Investing has been a popular topic of conversation in the news lately. When a particular subject matter becomes hot, it’s common for people to jump on the bandwagon for fear of missing out (FOMO). If you’re looking to create wealth by investing, it’s vital to understand the different asset classes and the categories various investments fall into before shelling out any money.

Before we dive in, do remember that I am not a licensed investment professional. Still, I want to provide you with some basic information I have learned from my investing experience.

Asset Classes

An asset class is a collection of investments that share similarities, such as how they behave in the marketplace, the purchasing process, and government regulation. The four that I believe have the best potential to build a healthy portfolio are:

  1. Equities (stocks)
  2. Fixed-income and debt (bonds)
  3. Money market and cash equivalents
  4. Real estate and tangible assets

The goal is to build a balanced portfolio and spread your investments over multiple asset classes. Doing so is ideal because it helps to reduce risk while maximizing return. If your portfolio is predominantly based in one area and that sector goes into a bear cycle, you could be in trouble. When your portfolio is diversified, and just one asset class experiences a bear cycle, your other investments should balance any losses.

Bear and Bull Cycles

The terms “bull” and “bear” are used in investing in referring to market conditions and whether they are appreciating or depreciating. Choosing to invest means the market’s direction is a significant force that has a considerable impact on your portfolio.

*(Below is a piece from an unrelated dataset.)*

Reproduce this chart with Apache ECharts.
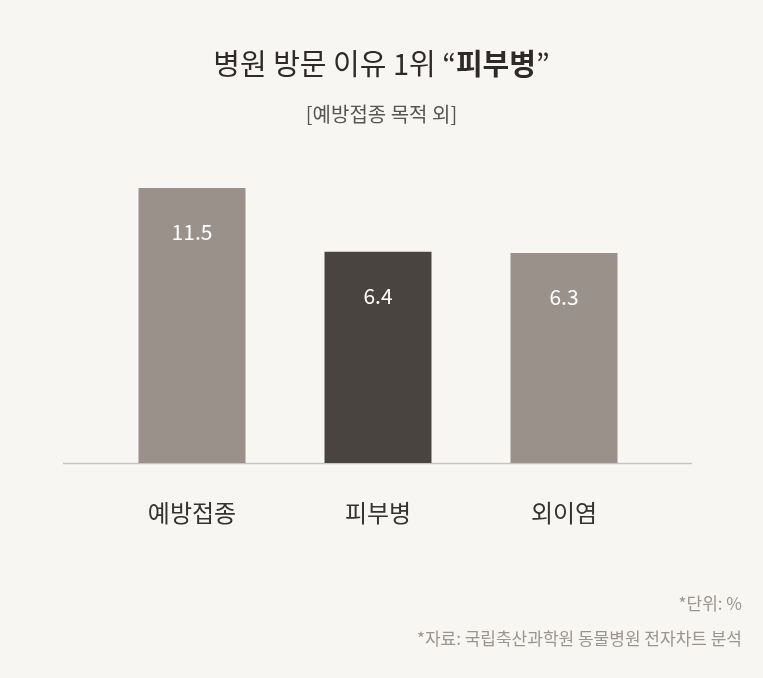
<!DOCTYPE html><html><head><meta charset="utf-8">
<script src="https://cdn.jsdelivr.net/npm/echarts@6/dist/echarts.min.js"></script>
<style>html,body{margin:0;background:#f8f6f2}#c{width:763px;height:678px}</style></head><body><div id="c"></div>
<script>
const categories=['예방접종','피부병','외이염'];
const values=[11.5,6.4,6.3];
const colors=['#9a918b','#4a4440','#9a918b'];
const F='"Noto Sans CJK KR", sans-serif';
const c=echarts.init(document.getElementById('c'));
c.setOption({
backgroundColor:'#f8f6f2',
title:[{text:'병원 방문 이유 1위 “{b|피부병}”',left:'center',top:44,textStyle:{fontFamily:F,fontSize:29,fontWeight:'normal',color:'#2e2a27',rich:{b:{fontFamily:F,fontSize:29,fontWeight:'bold',color:'#2e2a27'}}}},
{text:'[예방접종 목적 외]',left:'center',top:99,textStyle:{fontFamily:F,fontSize:20,fontWeight:'normal',color:'#555'}}],
grid:{left:99,width:558,top:150.5,bottom:215},
xAxis:{type:'category',data:categories,axisLine:{show:false},axisTick:{show:false},axisLabel:{fontFamily:F,fontSize:24,color:'#333',margin:38}},
yAxis:{type:'value',min:-10.5,max:14.5,startValue:-10.5,show:false},
graphic:[{type:'line',shape:{x1:63,y1:463.5,x2:692,y2:463.5},style:{stroke:'#c9c4bf',lineWidth:1.5}},
{type:'text',right:21,top:595,style:{text:'*단위: %',font:'17px '+F,fill:'#9a9590'}},
{type:'text',right:21,top:630,style:{text:'*자료: 국립축산과학원 동물병원 전자차트 분석',font:'17px '+F,fill:'#9a9590'}}],
series:[{type:'bar',barWidth:107,data:values.map((v,i)=>({value:v,itemStyle:{color:colors[i]}})),
label:{show:true,position:'insideTop',distance:34,color:'#fff',fontFamily:F,fontSize:21}}]
});
</script></body></html>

A bull market means the market is on the rise and the economy is stable, while a bear market means an economy that is receding, causing many stocks to decline in value. Both bear and bull markets will have a considerable influence on your investments, so it’s a good idea to take some time to determine what the market is doing when making investment decisions.

Equities

The term equity has a different definition depending on the context, but generally, equity represents ownership. When you purchase shares in a company, you’re purchasing ownership in that company. For example, if you buy 500 shares of a company that owns 50,000, you own 1 percent of the company. As part-owner, you have rights to a portion of a company’s profits, and these are usually paid out to investors in the form of a dividend. The dividend amount varies by company, and some companies may choose to use the dividends to reinvest back into the company for growth. On the other hand, when a company issues bonds, it’s taking loans from buyers.

For more information on becoming unapologetically wealthy, read my book, Go Do Deals.

Fixed-Income and Debt

Fixed income is a class of assets and securities that pay out a set level of cash flows to investors, typically in the form of fixed interest or dividends. At maturity, investors are repaid the principal amount they had invested. Government and corporate bonds are the most common types of fixed-income products. Unlike equities that may pay no cash flows to investors or variable-income securities, fixed-income security payments are known in advance. Fixed-income securities can be very attractive to conservative investors who are seeking a diversified portfolio.

Money Market and Cash

This asset class refers to any form of currency, both local and foreign. Unlike stocks and other assets, cash equivalents must have a determined market price that doesn’t fluctuate.

Cryptocurrency has exploded in popularity recently and is going through a bull cycle at the moment. When bull cycles occur, it attracts a lot of attention because investors fear missing out. If you are going to invest in Cryptocurrency, make sure your investments are diversified and you aren’t making it a massive part of your overall portfolio. It is also worth mentioning that Cryptocurrency would be a speculative high-growth part of your portfolio, not underpinning income. The key to remember with investments is that you are trying to out-earn your spending.

Real Estate and Tangible Assets

Tangible assets are things you can see and feel. Real estate is the most common type of tangible assets that people own. However, artwork, equipment, gold and livestock, also fall into this category. Generally, these types of assets tend to be more stable but less liquid than financial assets and can withstand inflation periods. Although, a mistake I see often is people that are more than 90 percent invested in real estate. Real estate is a cyclical industry and when you’re heavily invested, a bear cycle will be particularly painful. If real estate is your day job having as much as 50 percent exposure to that asset class would be reasonable. However, if you’re an investor a single asset class should be between 10 to 20 percent of your portfolio.

The Bottom Line

One of the biggest mistakes I see is over-investing in one asset class. There is a high degree of risk with any fluctuations that might happen. A key question to ask yourself is, are you investing for stability long term, or are you speculating and taking a gamble?

With any investment, you shouldn’t deploy a large percent of your total capital. Investing 80-90% is a risky position, especially when there is a down cycle. Investing 10-20% in a single asset class is a much smarter move. Lastly, I don’t suggest investing in something just because many people are talking about it. Quite often, when people are talking about it, it’s too late! Manage your exposure carefully.